Europe’s economy might see some positive developments in 2025, but risks still loom. Strong U.S. growth could boost demand for EU exports while easing inflation in Europe may lead the ECB to cut interest rates, spurring investment and economic growth. A potential increase in U.S. fossil fuel production could lower global oil prices, benefiting oil-importing countries like those in the EU. Additionally, US tax cuts might strengthen the dollar, making European goods more competitive globally. However, the EU’s growth prospects hinge on geopolitical stability. Escalations in conflicts like the war in Ukraine, tensions in the Middle East, or a possible China-Taiwan crisis could derail this cautiously optimistic outlook.

Despite these challenges, Goldman Sachs Research is optimistic about European stocks in 2025, expecting the European index to deliver around a 9% total return, despite challenges like political uncertainty and slow economic growth. In a recent discussion with Sharon Bell, a senior strategist at Goldman Sachs, she explained that while they’ve slightly lowered their forecasts for the index, European stocks could still benefit from cooling inflation and a robust policy response. The team downgraded their targets due to weaker economic data and rising risks in countries like France and Italy. However, they believe the situation isn’t as dire as past crises. They see potential in sectors like telecoms and real estate, which may thrive as interest rates are expected to drop to 1.75% by mid-2025.

This expected drop in rates could also favor smaller, more indebted companies, which might benefit from increased mergers and acquisitions. However, these companies remain vulnerable to weak economic growth. Bell pointed out that a declining euro could enhance the competitiveness of European companies by reducing costs, though it might also discourage foreign investment. Furthermore, European firms heavily rely on sales from the US and China, as domestic sales within Europe have stagnated over the past two decades.

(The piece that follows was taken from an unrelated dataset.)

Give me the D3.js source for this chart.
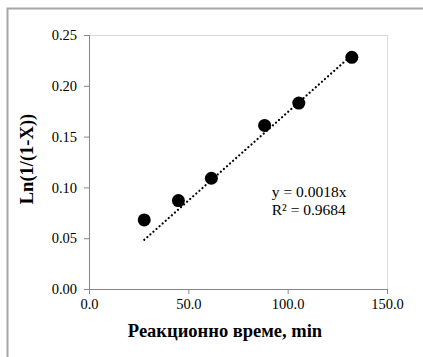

In this context, lower interest rates could help stimulate economic growth and drive higher valuations for European stocks. However, Goldman Sachs remains cautious about the scale of this growth, particularly given persistent inflation concerns. While U.S. equities have recently outperformed their European counterparts, a shift in US valuations could make Europe a more attractive option for global investors.

Supporting this outlook, dividends are emerging as a key contributor to European equity returns. For European companies, the average yield was 3.47% at the end of 2023 and it was projected to increase to 3.67% in 2024, remaining higher than long-term German government bond yields despite their significant rise in 2022. German companies reported a 3.3% dividend yield in 2023, which was expected to grow to 3.53% in 2024. The Allianz Global Investors Dividend Study highlighted the significance of dividends in equity investment returns. Over the past 40 years, dividends have accounted for nearly 36% of the annualized total return of European equities.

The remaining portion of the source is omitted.